Two other Top 10 singles suffer ACR-induced drops this week with Dua Lipa's IDGAF tumbling 6-17 and Kendrick Lamar's All The Stars dimming 10-25. That leaves room for singles to replace them, so step forward Lil Dicky and Chris Brown with the still gut-wrenchingly funny Freaky Friday which soars 16-5 and moves beyond the realm of novelty to become a certified smash hit. The other vacant space in the Top 10 is pleasingly filled by Sigala & Paloma Faith with Lullaby, the track climbing 13-9 to become Sigala's sixth Top 10 hit single and what is only the fourth for his invited guest singer, her first since Changing back in 2014.
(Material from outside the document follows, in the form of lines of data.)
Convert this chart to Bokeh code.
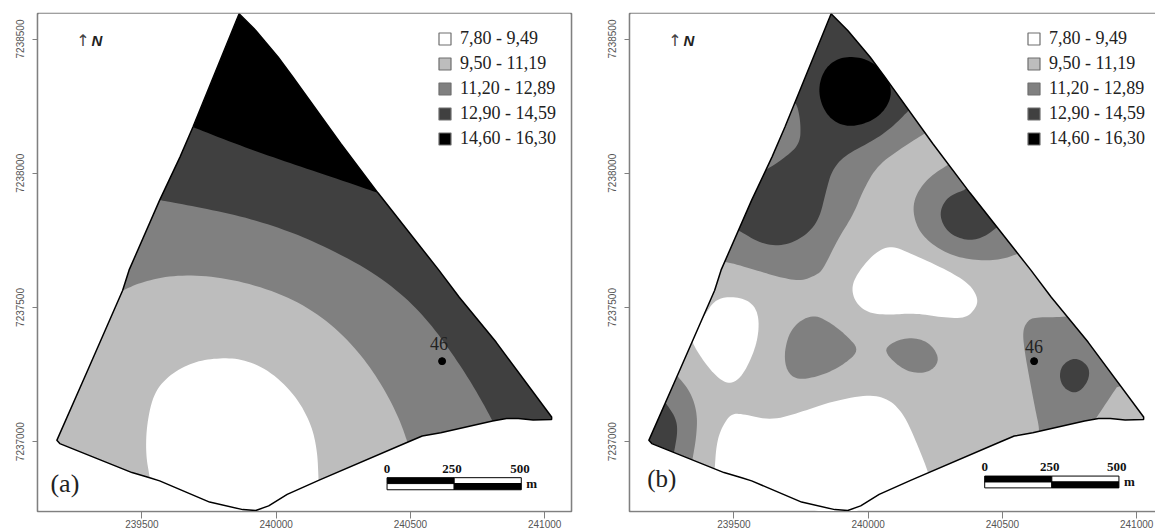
from bokeh.plotting import figure
from bokeh.layouts import row, column
from bokeh.models import Range1d, FixedTicker, BasicTickFormatter, Legend, LegendItem
from bokeh.core.properties import value
from bokeh.embed import file_html
from bokeh.resources import INLINE

CLASS_LABELS = ["7,80 - 9,49", "9,50 - 11,19", "11,20 - 12,89", "12,90 - 14,59", "14,60 - 16,30"]
CLASS_COLORS = ["#ffffff", "#bdbdbd", "#808080", "#404040", "#000000"]
X_TICKS = [239500, 240000, 240500, 241000]
Y_TICKS = [7237000, 7237500, 7238000, 7238500]
X_RANGE = (239111, 241100)
Y_RANGE = (7236740, 7238595)

BOUNDARY = [(239862,7238594),(239924,7238532),(240007,7238433),(240062,7238359),(240241,7238110),
            (240379,7237927),(240606,7237639),(240682,7237538),(240819,7237371),(241026,7237092),
            (241026,7237083),(240957,7237081),(240902,7237086),(240858,7237086),(240806,7237077),
            (240613,7237033),(240544,7237021),(240489,7236998),(240158,7236856),(240041,7236804),
            (239972,7236761),(239924,7236744),(239876,7236747),(239752,7236775),(239566,7236854),
            (239529,7236866),(239463,7236885),(239194,7236993),(239183,7237005),(239298,7237266),
            (239428,7237563),(239452,7237639),(239566,7237900),(239642,7238061),(239690,7238172)]

A_DARK_TOP = [(239690,7238172),(239855,7238107),(240021,7238048),(240186,7237993),(240379,7237927)]
A_MID_TOP = [(239566,7237900),(239690,7237877),(239855,7237844),(240021,7237794),(240158,7237738),
             (240351,7237639),(240489,7237532),(240585,7237427),(240682,7237290),(240751,7237179),(240806,7237077)]
A_LIGHT_TOP = [(239428,7237563),(239497,7237594),(239607,7237619),(239745,7237619),(239910,7237588),
               (240076,7237526),(240213,7237433),(240324,7237315),(240406,7237191),(240461,7237079),(240489,7236998)]
A_WHITE_TOP = [(239529,7236866),(239514,7236955),(239518,7237067),(239545,7237185),(239610,7237255),
               (239695,7237298),(239785,7237312),(239875,7237308),(239975,7237265),(240072,7237172),
               (240130,7237067),(240153,7236968),(240158,7236856)]

B_MID_N = [(240220,7238154),(240131,7238098),(240035,7238030),(239981,7237937),(239947,7237850),(239885,7237751),
           (239831,7237639),(239803,7237619),(239749,7237598),(239667,7237613),(239585,7237638),(239476,7237670),(239442,7237670)]
B_DARK_N = [(240158,7238241),(240090,7238172),(240022,7238123),(239913,7238067),(239865,7238011),(239844,7237937),
            (239817,7237825),(239762,7237763),(239681,7237728),(239599,7237738),(239517,7237788),(239489,7237800)]
B_DARK_N2 = [(239585,7238005),(239616,7238009),(239694,7238061),(239746,7238110),(239749,7238185),(239735,7238259),(239715,7238266)]
B_BLACK = [(239933,7238437),(240008,7238421),(240070,7238365),(240090,7238297),(240063,7238234),(240008,7238191),
           (239933,7238172),(239872,7238191),(239831,7238241),(239814,7238309),(239831,7238377),(239872,7238421)]
B_MID_E = [(240295,7238030),(240227,7237986),(240179,7237924),(240165,7237862),(240186,7237788),(240240,7237732),
           (240322,7237689),(240418,7237674),(240500,7237679),(240561,7237701),(240595,7237720)]
B_MID_E_OUT = [(240700,7237800),(240500,7238100),(240330,7238080)]
B_DARK_E = [(240356,7237937),(240295,7237912),(240265,7237856),(240281,7237800),(240322,7237763),(240384,7237748),
            (240438,7237766),(240479,7237798)]
B_DARK_E_OUT = [(240560,7237900),(240460,7238020)]
B_WHITE_C = [(240083,7237732),(240158,7237701),(240295,7237639),(240377,7237588),(240408,7237538),(240404,7237501),
             (240363,7237458),(240268,7237464),(240172,7237479),(240090,7237473),(240008,7237476),(239954,7237514),
             (239936,7237576),(239967,7237638),(240022,7237701)]
B_WHITE_W = [(239476,7237541),(239544,7237532),(239585,7237495),(239595,7237427),(239578,7237340),(239530,7237241),
             (239483,7237213),(239435,7237241),(239380,7237309),(239340,7237377),(239350,7237408),(239394,7237476),(239428,7237526)]
B_MID_SW = [(239291,7237243),(239339,7237185),(239364,7237104),(239360,7237017),(239346,7236937),(239340,7236900)]
B_MID_SW_OUT = [(239150,7236960),(239150,7237050),(239250,7237260)]
B_DARK_SW = [(239246,7237144),(239282,7237092),(239291,7237042),(239278,7236965),(239270,7236930)]
B_DARK_SW_OUT = [(239150,7236960),(239150,7237060),(239220,7237150)]
B_MID_C1 = [(239790,7237476),(239858,7237445),(239926,7237390),(239967,7237340),(239913,7237290),(239831,7237247),
            (239735,7237228),(239694,7237266),(239687,7237340),(239715,7237427)]
B_MID_C2 = [(240158,7237390),(240227,7237371),(240265,7237315),(240247,7237272),(240199,7237253),(240131,7237266),
            (240056,7237336),(240090,7237371)]
B_MID_SE1 = [(240926,7237203),(240848,7237086),(240824,7237050)]
B_MID_SE2 = [(240630,7237010),(240639,7237042),(240623,7237117),(240602,7237228),(240582,7237340),(240575,7237414),
             (240595,7237452),(240623,7237464),(240739,7237464),(240790,7237480)]
B_MID_SE_OUT = [(241020,7237230)]
B_DARK_SE = [(240773,7237315),(240820,7237284),(240825,7237241),(240800,7237197),(240766,7237179),(240725,7237203),
             (240711,7237247),(240725,7237290)]
B_WHITE_S = [(239428,7236895),(239435,7236993),(239455,7237055),(239489,7237104),(239530,7237104),(239640,7237079),
             (239749,7237110),(239858,7237148),(239995,7237176),(240076,7237160),(240131,7237104),(240172,7237017),
             (240224,7236887),(240230,7236850)]
B_WHITE_S_OUT = [(239900,7236720),(239350,7236860)]

POINT_X, POINT_Y, POINT_LABEL = [240618], [7237300], ["46"]
ARROW_XY, N_XY = (239280, 7238495), (239332, 7238495)
A_TAG = ("(a)", 239213, 7236844)
B_TAG = ("(b)", 239231, 7236863)
A_SCALE_X, A_SCALE_Y = [240413, 240663, 240913], [7236866, 7236844, 7236821]
B_SCALE_X, B_SCALE_Y = [240434, 240684, 240934], [7236872, 7236850, 7236828]
A_SCALE_LABEL_X = [240413, 240655, 240908]
B_SCALE_LABEL_X = [240434, 240676, 240926]
SCALE_LABELS = ["0", "250", "500"]

SERIF = value("Liberation Serif")
SANS = value("Liberation Sans")


def round_open(pts, n=3):
    for _ in range(n):
        out = [pts[0]]
        for a, b in zip(pts[:-1], pts[1:]):
            out.append((0.75 * a[0] + 0.25 * b[0], 0.75 * a[1] + 0.25 * b[1]))
            out.append((0.25 * a[0] + 0.75 * b[0], 0.25 * a[1] + 0.75 * b[1]))
        out.append(pts[-1])
        pts = out
    return pts


def round_closed(pts, n=3):
    for _ in range(n):
        out = []
        for a, b in zip(pts, pts[1:] + pts[:1]):
            out.append((0.75 * a[0] + 0.25 * b[0], 0.75 * a[1] + 0.25 * b[1]))
            out.append((0.25 * a[0] + 0.75 * b[0], 0.25 * a[1] + 0.75 * b[1]))
        pts = out
    return pts


def poly(p, pts, color):
    p.patch([q[0] for q in pts], [q[1] for q in pts], fill_color=color, line_color=None)


def base(right_border):
    p = figure(frame_width=534, frame_height=498, output_backend="svg", toolbar_location=None,
               x_range=Range1d(*X_RANGE), y_range=Range1d(*Y_RANGE),
               min_border_left=37, min_border_right=right_border, min_border_top=13, min_border_bottom=20,
               outline_line_color="#808080", outline_line_width=1.6,
               styles={"flex-shrink": "0"})
    p.grid.visible = False
    p.xaxis.ticker = FixedTicker(ticks=X_TICKS)
    p.yaxis.ticker = FixedTicker(ticks=Y_TICKS)
    for ax in (p.xaxis, p.yaxis):
        ax.formatter = BasicTickFormatter(use_scientific=False)
        ax.axis_line_color = "#808080"
        ax.major_tick_line_color = "#808080"
        ax.minor_tick_line_color = None
        ax.major_label_text_color = "#555555"
        ax.major_label_text_font = "Liberation Sans"
        ax.major_label_text_font_size = "10px"
    p.xaxis.major_tick_out = 7
    p.xaxis.major_tick_in = 0
    p.xaxis.major_label_standoff = 1
    p.yaxis.major_tick_out = 5
    p.yaxis.major_tick_in = 0
    p.yaxis.major_label_standoff = 8
    p.yaxis.major_label_orientation = "vertical"
    return p


def finish(p, tag, scale_x, scale_y, label_x, legend_x, tag_size, pt_dx, pt_dy):
    ox = [X_RANGE[0] + 5, X_RANGE[1] - 5, X_RANGE[1] - 5, X_RANGE[0] + 5]
    oy = [Y_RANGE[0] + 5, Y_RANGE[0] + 5, Y_RANGE[1], Y_RANGE[1]]
    bx = [q[0] for q in BOUNDARY]
    by = [q[1] for q in BOUNDARY]
    p.multi_polygons(xs=[[[ox, bx]]], ys=[[[oy, by]]], fill_color="#ffffff", line_color=None)
    p.patch(bx + bx[:1], by + by[:1], fill_color=None, line_color="#000000", line_width=1.5)

    p.scatter(POINT_X, POINT_Y, size=7, color="#000000")
    p.text(POINT_X, POINT_Y, text=POINT_LABEL, text_font=SERIF, text_font_size="18px", text_color="#222222",
           text_align="center", text_baseline="bottom", x_offset=pt_dx, y_offset=pt_dy)
    p.text([ARROW_XY[0]], [ARROW_XY[1]], text=["↑"], text_font=value("DejaVu Sans"), text_font_size="16px", text_color="#444444",
           text_align="center", text_baseline="middle")
    p.text([N_XY[0]], [N_XY[1]], text=["N"], text_font=SANS, text_font_style="bold italic", text_font_size="15px",
           text_color="#222222", text_align="center", text_baseline="middle")
    p.text([tag[1]], [tag[2]], text=[tag[0]], text_font=SERIF, text_font_size=tag_size, text_color="#222222",
           text_align="center", text_baseline="middle")

    p.quad(left=scale_x[:1], right=scale_x[1:2], top=scale_y[:1], bottom=scale_y[1:2], fill_color="#000000", line_color="#000000")
    p.quad(left=scale_x[1:2], right=scale_x[2:], top=scale_y[:1], bottom=scale_y[1:2], fill_color="#ffffff", line_color="#000000")
    p.quad(left=scale_x[:1], right=scale_x[1:2], top=scale_y[1:2], bottom=scale_y[2:], fill_color="#ffffff", line_color="#000000")
    p.quad(left=scale_x[1:2], right=scale_x[2:], top=scale_y[1:2], bottom=scale_y[2:], fill_color="#000000", line_color="#000000")
    p.text(label_x, [scale_y[0]] * 3, text=SCALE_LABELS, text_font=SERIF, text_font_style="bold", text_font_size="13px",
           text_color="#111111", text_align="center", text_baseline="bottom", y_offset=-5)
    p.text([scale_x[2]], [scale_y[1]], text=["m"], text_font=SERIF, text_font_style="bold", text_font_size="13px",
           text_color="#111111", text_align="left", text_baseline="middle", x_offset=5)

    items = []
    for lab, col in zip(CLASS_LABELS, CLASS_COLORS):
        r = p.quad(left=[X_RANGE[0] - 900], right=[X_RANGE[0] - 800], top=[Y_RANGE[0] - 800], bottom=[Y_RANGE[0] - 900],
                   fill_color=col, line_color="#6e6e6e", line_width=1.2)
        items.append(LegendItem(label=lab, renderers=[r]))
    leg = Legend(items=items, location=(legend_x, 362), background_fill_alpha=0, border_line_color=None,
                 glyph_width=15, glyph_height=15, label_width=90, spacing=4, margin=0, padding=0,
                 label_standoff=8, label_text_font="Liberation Serif", label_text_font_size="18px",
                 label_text_color="#222222")
    p.add_layout(leg)


pa = base(21)
poly(pa, BOUNDARY, CLASS_COLORS[4])
poly(pa, round_open(A_DARK_TOP) + BOUNDARY[6:34], CLASS_COLORS[3])
poly(pa, round_open(A_MID_TOP) + BOUNDARY[15:32], CLASS_COLORS[2])
poly(pa, round_open(A_LIGHT_TOP) + BOUNDARY[18:30], CLASS_COLORS[1])
poly(pa, round_open(A_WHITE_TOP) + BOUNDARY[19:25], CLASS_COLORS[0])
finish(pa, A_TAG, A_SCALE_X, A_SCALE_Y, A_SCALE_LABEL_X, 400, "26px", -3, -11)

pb = base(29)
poly(pb, BOUNDARY, CLASS_COLORS[1])
poly(pb, BOUNDARY[0:4] + round_open(B_MID_N) + BOUNDARY[31:], CLASS_COLORS[2])
poly(pb, BOUNDARY[0:3] + round_open(B_DARK_N) + round_open(B_DARK_N2), CLASS_COLORS[3])
poly(pb, round_closed(B_BLACK), CLASS_COLORS[4])
poly(pb, round_open(B_MID_E) + B_MID_E_OUT, CLASS_COLORS[2])
poly(pb, round_open(B_DARK_E) + B_DARK_E_OUT, CLASS_COLORS[3])
poly(pb, round_closed(B_WHITE_C), CLASS_COLORS[0])
poly(pb, round_closed(B_WHITE_W), CLASS_COLORS[0])
poly(pb, round_open(B_MID_SW) + B_MID_SW_OUT, CLASS_COLORS[2])
poly(pb, round_open(B_DARK_SW) + B_DARK_SW_OUT, CLASS_COLORS[3])
poly(pb, round_closed(B_MID_C1), CLASS_COLORS[2])
poly(pb, round_closed(B_MID_C2), CLASS_COLORS[2])
poly(pb, round_open(B_MID_SE1) + round_open(B_MID_SE2) + B_MID_SE_OUT, CLASS_COLORS[2])
poly(pb, round_closed(B_DARK_SE), CLASS_COLORS[3])
poly(pb, round_open(B_WHITE_S) + B_WHITE_S_OUT, CLASS_COLORS[0])
finish(pb, B_TAG, B_SCALE_X, B_SCALE_Y, B_SCALE_LABEL_X, 397, "25px", 0, -8)

inner = row(pa, pb, spacing=0)
page = column(inner, width=1155, height=531, styles={"overflow": "hidden"})
open("out.html", "w").write(file_html(page, INLINE))
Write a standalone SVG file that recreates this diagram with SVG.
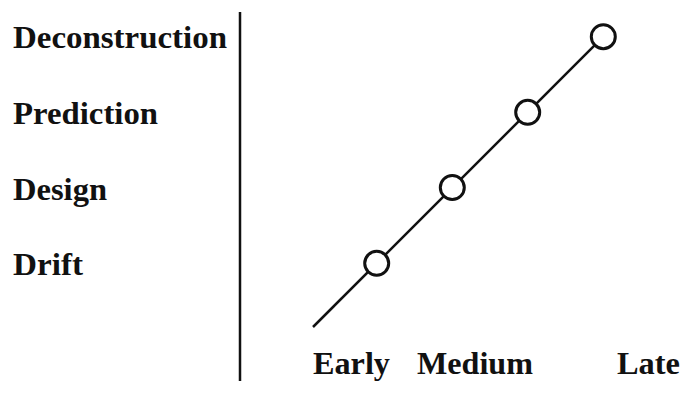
<svg xmlns="http://www.w3.org/2000/svg" width="683" height="410" viewBox="0 0 683 410">
<style>
.lbl{font-family:"Liberation Serif","Times New Roman",serif;font-weight:bold;font-size:31px;fill:#111}
.pt{fill:#fff;stroke:#111;stroke-width:3}
.ln{stroke:#111;stroke-width:2.5;fill:none}
</style>
<rect width="683" height="410" fill="#fff"/>
<g id="axis">
<line class="ln" x1="240" y1="12" x2="240" y2="381" stroke-width="2.2"/>
</g>
<g id="labels">
<text class="lbl" x="13" y="48" textLength="214" lengthAdjust="spacingAndGlyphs">Deconstruction</text>
<text class="lbl" x="13" y="124" textLength="145" lengthAdjust="spacingAndGlyphs">Prediction</text>
<text class="lbl" x="13" y="200" textLength="94" lengthAdjust="spacingAndGlyphs">Design</text>
<text class="lbl" x="13" y="275" textLength="70" lengthAdjust="spacingAndGlyphs">Drift</text>
<text class="lbl" x="313" y="374" textLength="77" lengthAdjust="spacingAndGlyphs">Early</text>
<text class="lbl" x="417" y="374" textLength="116" lengthAdjust="spacingAndGlyphs">Medium</text>
<text class="lbl" x="617" y="374" textLength="63" lengthAdjust="spacingAndGlyphs">Late</text>
</g>
<g id="connectors">
<line class="ln" x1="313" y1="327" x2="603.3" y2="36.7"/>
</g>
<g id="node-drift"><circle class="pt" cx="376.7" cy="263.3" r="12"/></g>
<g id="node-design"><circle class="pt" cx="452.3" cy="187.5" r="12"/></g>
<g id="node-prediction"><circle class="pt" cx="527.7" cy="112.3" r="12"/></g>
<g id="node-deconstruction"><circle class="pt" cx="603.3" cy="36.7" r="12"/></g>
</svg>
The failure of God's Plan to exit the Top 10 as expected leaves Bebe Rexha and Florida Georgia Line hammering on the door, for now, Meant To Be stuck with a single place rise to Number 11.
Don't Hold Him Back
Just for a change, the most talked-about new release of the week ended up being the biggest new hit of the week. Or should that be hits plural? Following up smash 2017 single There's Nothing Holding Me Back (which peaked at Number 4 during an 8-week Top 10 run) is Canadian singer Shawn Mendes. His tactic was to release two singles in quick succession at the end of last week, with In My Blood creeping out worldwide during the course of Thursday and its companion Lost In Japan just under 24 hours later. Both wind up as the two biggest new entries on the Official UK Singles chart this week.
Leading the way in terms of airplay, reception and as it turns out stream and sales is the lead track In My Blood, a hit which does everything we have come to expect of a Shawn Mendes single. Whilst it cannot quite equal the first week success of its predecessor the single does at least make a strong debut at Number 13, this enough for now to rank as his sixth Top 20 chart single (counting his appearance on The Vamps' Oh Cecilia on which he made his chart debut back in 2014). Twin track Lost In Japan fares slightly less well, although its own popularity is more than enough to see it land at Number 30.
Caught In The Crossfire
It isn't a new entry, by any means, but there's one other Top 40 hit this week which is perhaps worthier of more attention than we have paid it so far. It has been mentioned in dispatches as the second of two current hit singles featuring the vocals of Florida Georgia Line, but the chart journey to date of Hailee Steinfeld and Alesso's Let Me Go is nothing less than intriguing. The single holds firm this week at Number 32 in what is now its eighth straight week as a Top 40 single. During the course of those two months it has never once climbed higher than Number 30, a peak it scaled six weeks ago. This is all part of an extended singles chart run which actually began way back in November last year when the track was first released. Although it temporarily vanished from view in late December when the Christmas hits invaded the charts, Let Me Go has been charging continuously ever since with this week now its 23rd week as a Top 100 chart single. In truth, that puts even the slow and steady chart run of Feel It Still into an entirely new perspective. You cannot rule out the possibility of the single becoming a larger hit, especially with the Florida Georgia Line connection, but the label must surely be wondering what else they have do to get it to spring into life.